HISTORIANS are thrilled at the news that French President Emmanuel Macron and Prime Minister Theresa May are to discuss a loan of the Bayeux Tapestry at a meeting today.

But safely moving the 70-metre long artefact will be a complex task – and it could be at least five years before it reaches these shores.

Scholar of early medieval embroidery Dr Alexandra Makin says the move will be a challenge for curators.

“You can move it if it’s got specially constructed containers, and curators on both sides of the Channel will be looking to see if it’s viable to do that,” she says.

“Although it’s massive, it’s in a fragile state. It’s natural fibres – wool and linen – and obviously it was made in the early 11th century. So the curators will be investigating all the options to see if it’s possible.”

The loan of the tapestry will give British historians the chance to study the tapestry in a lot more detail and perhaps identify any later additions to the piece.

Dr Makin says: “You can actually see the 19th century restoration work because it’s not nearly as neat as the original work.

“You can see the embroiderers were not looking at it as a design – they were looking at it as an area that had to be completed, so the threads are carried over from one motif to the next.”

Dr Makin thinks the famous arrow-in-the-eye scene could have been a 19th century invention because there are tiny needle holes stretching from beyond the arrow design.

“The original thread might have continued on to perhaps create a lance or something,” she says.

Scholar Maggie Kneen agrees. “From what I believe, the actual arrow was a Victorian addition,” she adds.

Historians believe that the tapestry was the work of professional female embroiderers, probably of Anglo-Saxon origin, in the Canterbury area.

“Their work was very well thought of and very well known. They were commissioned by Norman aristocrats to make things for them,” says Dr Makin.

“That’s not to say that they weren’t embroidering on the continent, but in the case of the Bayeux Tapestry, that was probably made by Anglo-Saxon workers who would have been female.”

ALTHOUGH called the Bayeux Tapestry, the work is in fact an embroidery stitched with ten shades of woollen yarn.

It is nearly 70 metres (230ft) long, 50cm (1.6ft) high and made of nine panels of linen cloth.

Over a succession of scenes, it chronicles events leading up to the Norman conquest of England by William the Conqueror and culminates in the Battle of Hastings and the defeat of Harold in 1066.

Nothing is known for certain about its origins, with the first written record appearing in the Bayeux Cathedral’s inventory of treasures in 1476, but it is believed it was stitched in England by nuns of St Augustine’s Abbey.

Napoleon put it on display in Paris in 1804 and it was briefly exhibited at the city’s Louvre in 1944.

The work is currently exhibited in the Bayeux Museum in Normandy. Its potential visit to Britain is seen by some as an important step in Anglo-French relations as Brexit talks continue.

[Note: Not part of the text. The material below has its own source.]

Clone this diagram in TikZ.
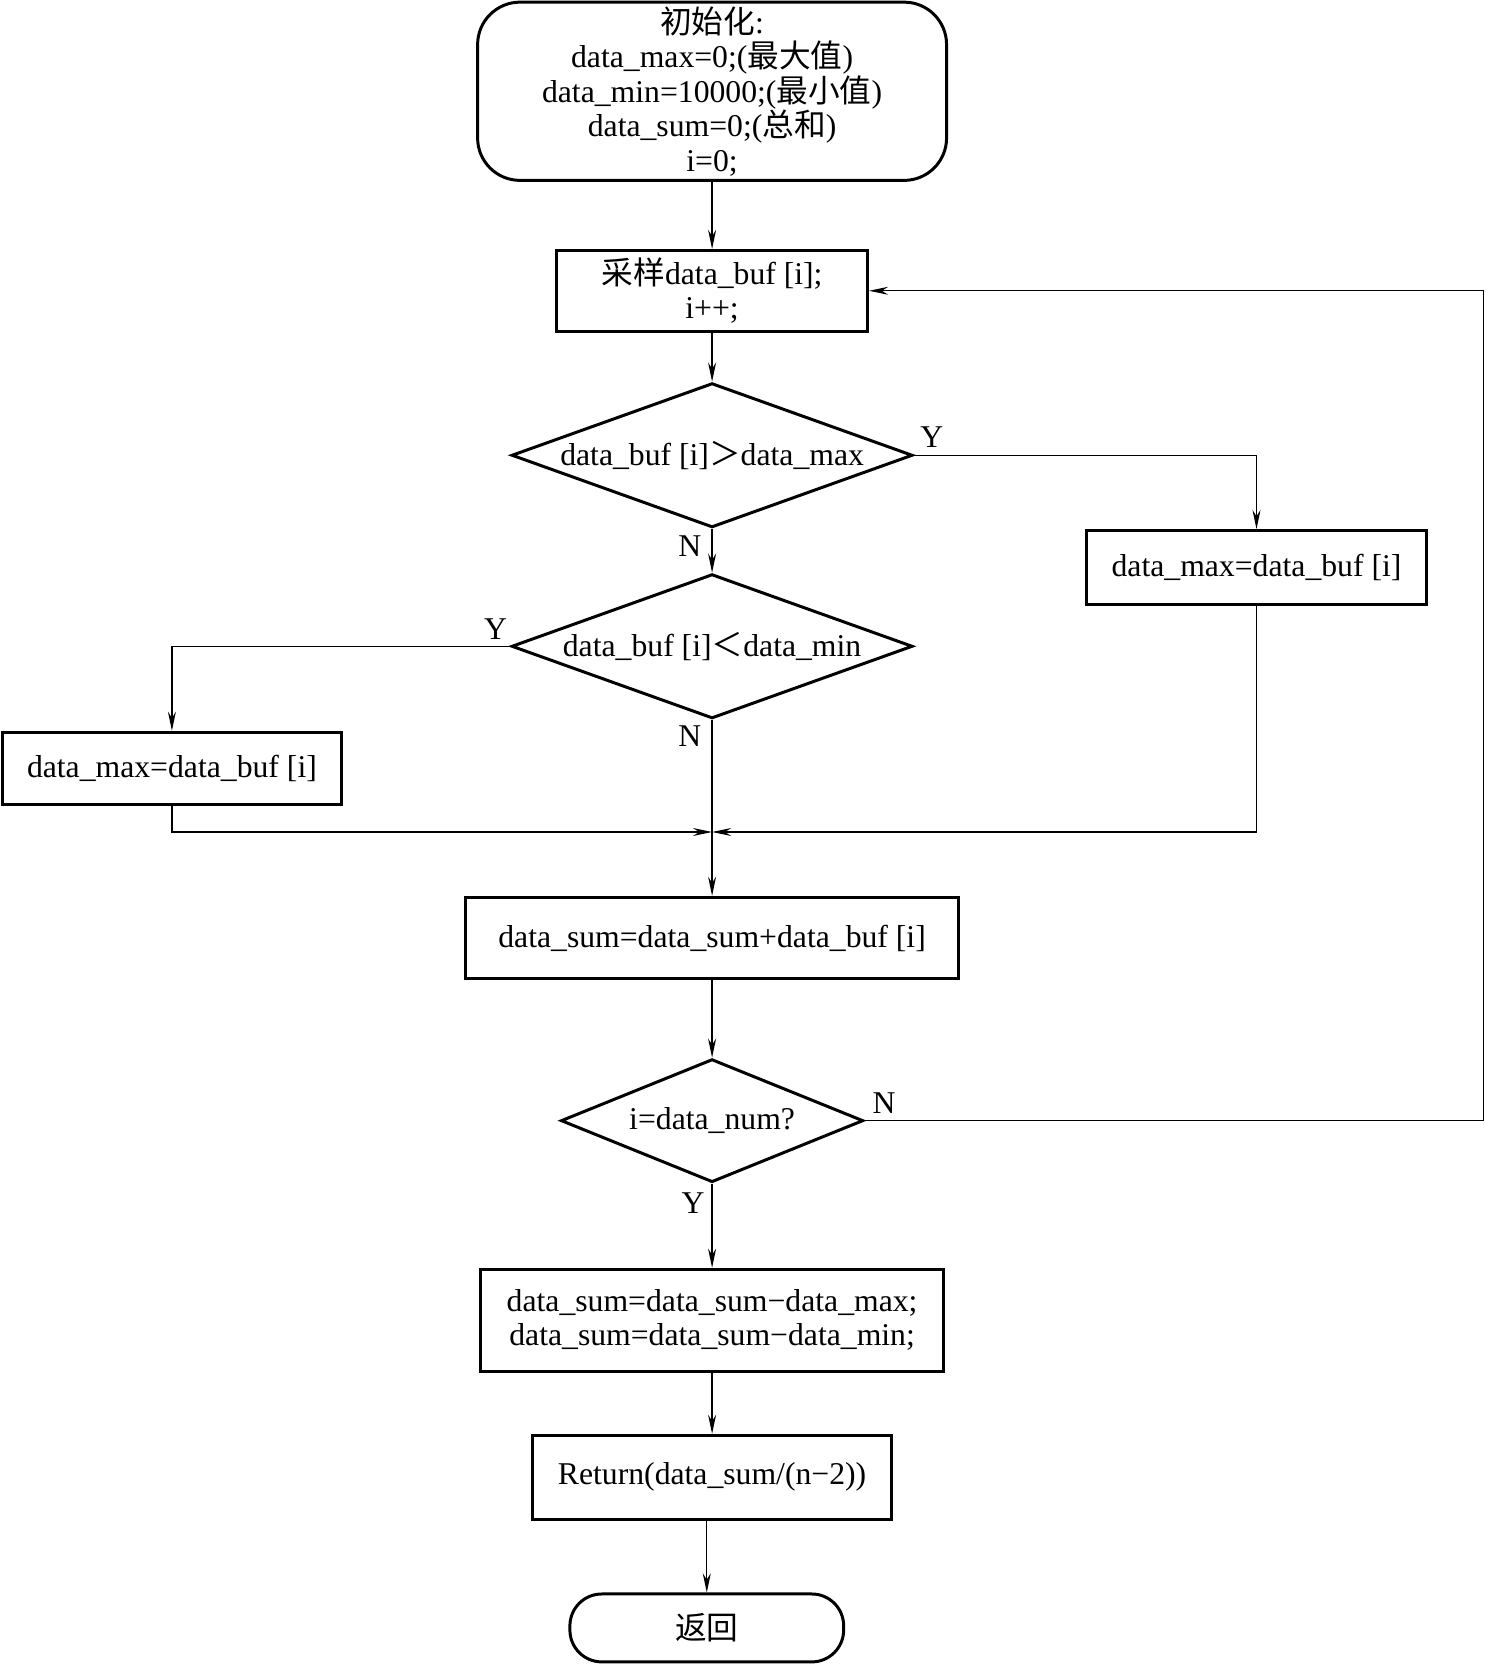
\documentclass[tikz,border=0pt]{standalone}
\usepackage{fontspec}
\setmainfont{Liberation Serif}
\newfontfamily\cjk{Noto Sans CJK SC}
\usetikzlibrary{arrows.meta,shapes.geometric}

\begin{document}
\begin{tikzpicture}[x=0.02cm,y=-0.02cm,
    font=\fontsize{17}{18.5}\selectfont,
    flow/.style={-{Stealth[length=3.6mm,width=1.5mm]},line width=0.7pt}]
  \useasboundingbox (0,0) rectangle (1400,1568);
  \begin{scope}[every node/.style={draw,line width=1.6pt,align=center,inner sep=0pt}]
    \node[rounded corners=0.8cm,minimum width=8.84cm,minimum height=3.36cm] (Init) at (671,86)
      {{\cjk 初始化}:\\data\_max=0;({\cjk 最大值})\\data\_min=10000;({\cjk 最小值})\\data\_sum=0;({\cjk 总和})\\i=0;};
    \node[minimum width=5.86cm,minimum height=1.52cm] (Sample) at (671,274)
      {{\cjk 采样}data\_buf [i];\\i++;};
    \node[diamond,aspect=2.8,minimum width=7.56cm,minimum height=2.72cm] (IfMax) at (671,429)
      {data\_buf [i]{\cjk ＞}data\_max};
    \node[minimum width=6.42cm,minimum height=1.40cm] (SetMax) at (1184,535)
      {data\_max=data\_buf [i]};
    \node[diamond,aspect=2.8,minimum width=7.56cm,minimum height=2.72cm] (IfMin) at (671,609)
      {data\_buf [i]{\cjk ＜}data\_min};
    \node[minimum width=6.40cm,minimum height=1.36cm] (SetMin) at (162,724)
      {data\_max=data\_buf [i]};
    \node[minimum width=9.28cm,minimum height=1.54cm] (Sum) at (671,884)
      {data\_sum=data\_sum+data\_buf [i]};
    \node[diamond,aspect=2.5,minimum width=5.70cm,minimum height=2.32cm] (IfEnd) at (671,1056)
      {i=data\_num?};
    \node[minimum width=8.74cm,minimum height=1.92cm] (Trim) at (671,1244)
      {data\_sum=data\_sum−data\_max;\\data\_sum=data\_sum−data\_min;};
    \node[minimum width=6.76cm,minimum height=1.58cm] (Ret) at (671,1392)
      {Return(data\_sum/(n−2))};
    \node[rounded corners=0.6cm,minimum width=5.16cm,minimum height=1.28cm] (End) at (666,1534)
      {{\cjk 返回}};
  \end{scope}
  \coordinate (Join) at (671,784);
  \coordinate (Back) at (1398,0);
  \begin{scope}[every node/.style={inner sep=0pt}]
    \node (y1) at (878,412) {Y};
    \node (n1) at (650,515) {N};
    \node (y2) at (467,593) {Y};
    \node (n2) at (650,694) {N};
    \node (n3) at (833,1039) {N};
    \node (y3) at (653,1134) {Y};
  \end{scope}
  \begin{scope}[every edge/.style={draw,flow}]
    \path (Init) edge (Sample);
    \path (Sample) edge (IfMax);
    \path (IfMax) edge (IfMin);
    \path (IfMin) edge (Sum);
    \path (Sum) edge (IfEnd);
    \path (IfEnd) edge (Trim);
    \path (Trim) edge (Ret);
    \path (Ret.south -| End.north) edge (End.north);
  \end{scope}
  \draw[flow] (IfMax.east) -| (SetMax.north);
  \draw[flow] (IfMin.west) -| (SetMin.north);
  \draw[flow] (SetMax.south) |- (Join);
  \draw[flow] (SetMin.south) |- (Join);
  \draw[flow] (IfEnd.east) -- (IfEnd.east -| Back) |- (Sample.east);
\end{tikzpicture}
\end{document}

Dr Levi Roach, medieval historian at the University of Exeter, says: “There could scarcely be a better symbol of the close yet fraught ties that have bound the two nations together.

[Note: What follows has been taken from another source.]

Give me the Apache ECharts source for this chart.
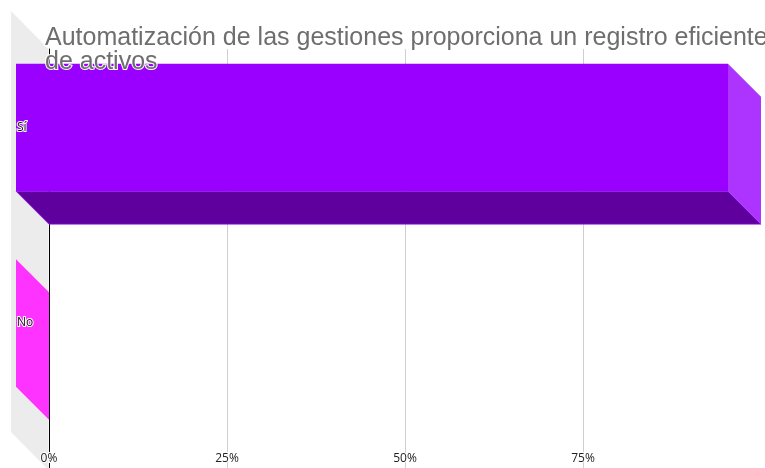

“Probably made in England for William the Conqueror’s half-brother Odo of Bayeux, the Bayeux Tapestry depicts events from a Norman perspective, but with real sympathy for the fate of the English.”

At Prime Minister’s Questions yesterday, Mrs May was already receiving rival bids for a site to host the tapestry.

Bexhill and Battle MP Huw Merriman said Battle Abbey would be an appropriate location, on the site where the 1066 clash took place, while Home Secretary Amber Rudd suggested her Hastings and Rye constituency should be in contention for the honour.

HOWEVER it could take five years before the tapestry reaches British shores, and a spokesman for Mr Macron has said it will definitely not be in the UK before 2020 because of the need for restoration work to ensure it is not damaged in transit.

The spokesman added: “It will not be before 2020 because it is an extremely fragile cultural treasure which will be subject to major restoration work before being transported anywhere.”